Júlia, há que o dizer, é uma grande quadrilheira e faz do mexerico a sua
segunda especialidade, logo a seguir à confecção de tartes de maçã.
Claro
está que, em poucos dias, toda a vizinhança sabia do caso, tornando-se alvo de
chacota até nas reuniões da paróquia, do clube de caça e pesca ou no
supermercado. E não se fizeram esperar as piadinhas do costume aos moradores do edifício.
Tal
alvoroço pôs em pé de guerra o prédio em causa e foi marcada assembleia geral
de condóminos.
Olhando
para a acta lavrada dessa reunião foi possível perceber que:
Muitos
condóminos pretendiam processar a D. Júlia por difamação.
Outros,
por sua vez, diziam que as poias eram rareadas, só num ou noutro sítio, e que,
comparando com a larga maioria dos degraus e patamares limpos, não havia razão
para alarme.
Um
ou outro, mais afoito, reclamava que, como quase todos usavam elevador, isso não
prejudicava ninguém e que o problema era tão só dos condóminos que não cumpriam
a tarefa de limpar também as escadas (ficando-se apenas pela porta de entrada,
elevadores e patamares dos elevadores).
Muitos
também diziam que nunca lhes tinha cheirado mal a eles, pelo que não percebiam
que cheirasse mal aos de fora.
A
culpada de tudo isso, pelos vistos, era da D. Júlia ou de quem quer que fosse
de visita ao prédio e usasse as escadas.
Defecaram
nas escadas do prédio da Praxe, mas, e segundo a acta da reunião, apenas 2 ou 3
condóminos discordaram, mostrando-se, isso sim, indignados por haver moradores a
cagar nas escadas.
Só
esses 2 ou 3 é que não percebiam como podia, a
tantos, não lhes fazer diferença aquele cenário (e a imagem que isso dava
do prédio e moradores), e como já nem o cheiro era incomodativo (um odor apenas
disfarçado, enquanto as portas de acesso às escadas se mantivessem fechadas).
Só
esses 2 ou 3 moradores pretendiam descobrir quem “obrava” no seu prédio, porque
as escadas, afinal, eram parte dele.
Foram
vozes logo abafadas pelos demais condóminos.
Aquilo
era um caso isolado; não eram assim tantos “coisos” e o cheiro, esse,
tratava-se com um desodorizante ambi-pur adequado. Não era hora de divisões, mas de se unirem contra quem falava mal do prédio.
Importava
era tratar da D. Júlia, conhecida língua de víbora que estava a exagerar, que
preferia ver as 5 ou 6 poias sem olhar aos milhares de degraus limpos.
E
tudo porque, em tempos, a D. Júlia tinha contado numa reunião da tupperware que,
no prédio, as pessoas acumulavam os sacos lixo à porta de casa, para só ao fim
de 2 ou 3 sacos o irem colocar nos caixotes defronte ao prédio. Ela, afinal, é que perseguia o prédio que já tinha má fama por causa dela.
A
D. Júlia é que era a culpada de tudo e da má imagem do prédio, mesmo se era
verdade que várias pessoas no bairro já sabiam (e comentava à boca pequena) da
falta de higiene que por lá se registava.
Estranhamente,
dessa acta, nada sobre limpar “aquilo”, nem mesmo contratando uma empresa de limpeza.
Já “limpar
o sebo” à cusca da D. Júlia, isso, sim, era imperativo e foi votada a marcação de uma reunião extraordinária e uma comissão para a liderar e apresentar medidas.

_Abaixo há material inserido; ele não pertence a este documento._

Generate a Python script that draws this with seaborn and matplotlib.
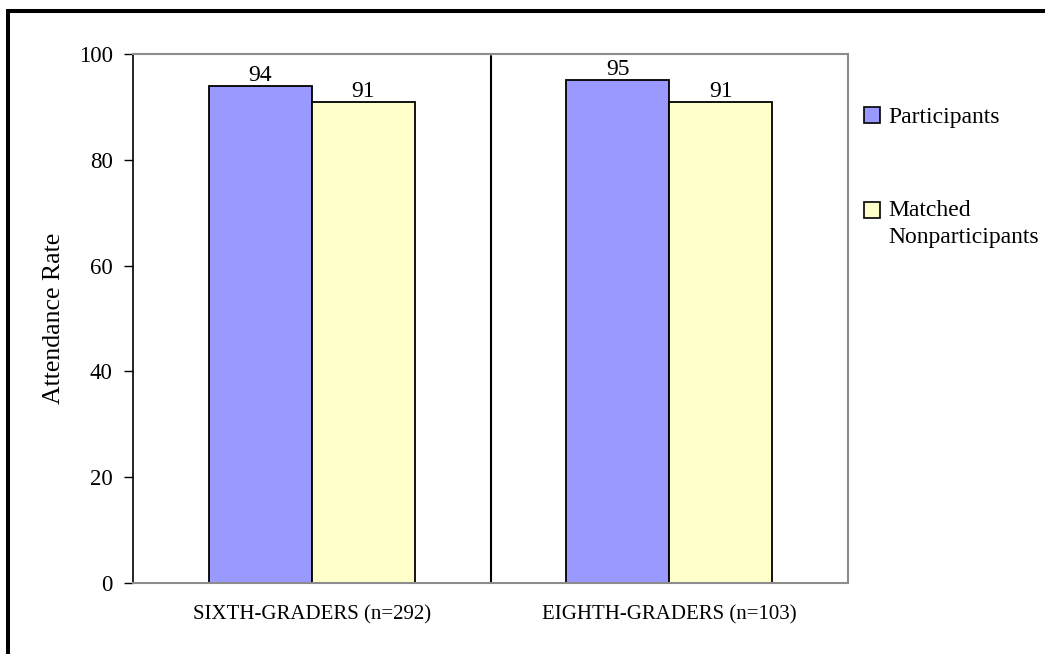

Chegou a haver uma vigília, com vela e tudo, à porta do prédio, por parte dos condóminos e famílias. Foi tudo filmado pelo filho da D. Deolinda, que trabalha na loja de informática, que o colocou de imediato no FB e youtube.
4 comentários:
Um texto excelente. Pudera que muitos mais pudessem ler isto e abrir os olhos, tanto ao sensacionalismo da televisão como à defesa cega que certos "praxistas" mandam em resposta.
Simplesmente espetacular.
Adorei ler este texto.
Diz bem daquilo que se passa na Praxe. As pessoas não assumem os problemas que existem e desculpam-se que não são a regra.
Ninguém quer limpar nada mas apenas dizer que não foram eles a fazer asneira mesmo quando é feita na sua própria academia.
Está tudo neste texto: os que preferem a porta fechada para não se saber, os que preferem entrar em negação, os que se desculpam com o facto de ser uma excepção, os que acusam a televisão de ser culpada, os que se acham vítimas de uma cabala dos mídia e os que fazem manifestações e criam grupos de facebook para defender a praxe mas não mexem uma palha para a melhorar.
Mais um texto sensacional deste blogue.
Vale mais do que um like, vale muitos aplausos e partilhas.